30 de septiembre de 2011

Mónica Angelino



El domingo 25 de septiembre, el día primaveral invitaba a pasear y decidimos, Jesús ( mi marido) y yo, ir hasta Plomer, Partido de las Heras y conocer esa vieja estación de tren. Al llegar vimos algunos autos, gente disponiendo platos y cubiertos en mesas agrupadas sobre el andén. Bajamos de la camioneta y lo primero que llamó nuestra atención fue el reloj, el mismo de decenas de años atrás, funcionando a horario daba, exactamente, las 13,35 hs. Algunas personas, amigas del ferrocarril que estaban allí junto a la parrilla asando carnes y brochetes, nos contaron que el vecino más antiguo de Plomer: Don José, dos o tres veces por semana se acerca a darle cuerda al reloj, y que otro amigo del ferrocarril, con mucho arte, tallando la pieza que hacía falta pudo lograr que el reloj volviera a funcionar.

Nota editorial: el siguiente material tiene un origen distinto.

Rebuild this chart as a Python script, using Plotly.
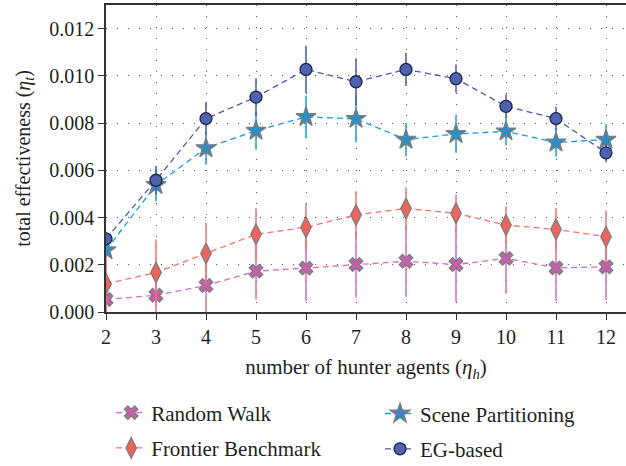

Ver esos rieles perderse más allá de los ojos hacía que el pecho se volviera locomotora a vapor, contrito en la nostalgia. Se podía ver, claramente como el avance, el progreso, los intereses creados, actuan en contra del interés por preservar la historia, por fomentar el turismo haciendo, (como sería fantástico) un corredor turístico, poniendo una locomotora y dos o tres vagones a funcionar, refaccionando estaciones, reacondicionando lugares propios de los pueblos, con su idiosincrasia, sus historias, sus gentes. Pero, claro, esto no es el circuito de la costa, no daría tanta plata y, seguramente, no sería rentable para capitales extranjeros (los que siempre se llevan todo lo nuestro) y, ni a los capitales argentinos, ni al estado nacional ni provincial, ni a los municipios les interesa la preservación de lo que formó parte de nuestra cultura y desarrollo y fue, como quién dice, tirado a los chancos. Aun así y por sobre todo, como muestra de que tarde o temprano la vida reverdece, una flor asomaba entre los rieles para certificar que la belleza sigue siendo posible.

















De Plomer (y quedándonos con las ganas de probar el asadito), marchamos hasta La Choza y ahí, el dolor se hizo escombros al ver que de la estación sólo quedaban , como muestra del pasado, los carteles que anunciaban el ingreso y egreso del pueblo con el nombre de la estación y que sería de esperar, no desaparecieran. Allí conocimos a un vecino: Rubén Prieto, que tiene un almacén- bar, justo cruzando la calle, hace más de 60 años y que, a partir del primer día de octubre de 2011, cerrará sus puertas porque “qué puede hacer un bolichito de estos en un pueblo muerto donde, no estando tan lejos de ciudades vecinas la gente con sus vehículos se va hasta los supermercados y se abastece para todo el mes o toda la semana. Lo cierro nomás, qué se le va a hacer”. Este hombre con bondad infinita nos recibió en su local, nos mostró sus colecciones, sus antigüedades y nos regaló un farol a querosene; gestos de gente de pueblo, que, como en Hortensia, te mira a los ojos y al hablarte del ferrocarril, de cómo todo se fue muriendo, se llenan de lágrimas, se les hace trocha angosta el corazón.

Le preguntamos a Rubén, por qué sólo había escombros en lugar de la estación y dijo “Un día aparecieron los militares con camiones y camiones y tiraron abajo la estación, que era de chapas, y se llevaron todo. Ahí estaba la boletería, allá la sala del jefe, por ahí los baños…. todo se llevaron”.

Paseos de domingo. Historias que cuento para preservar/nos la historia.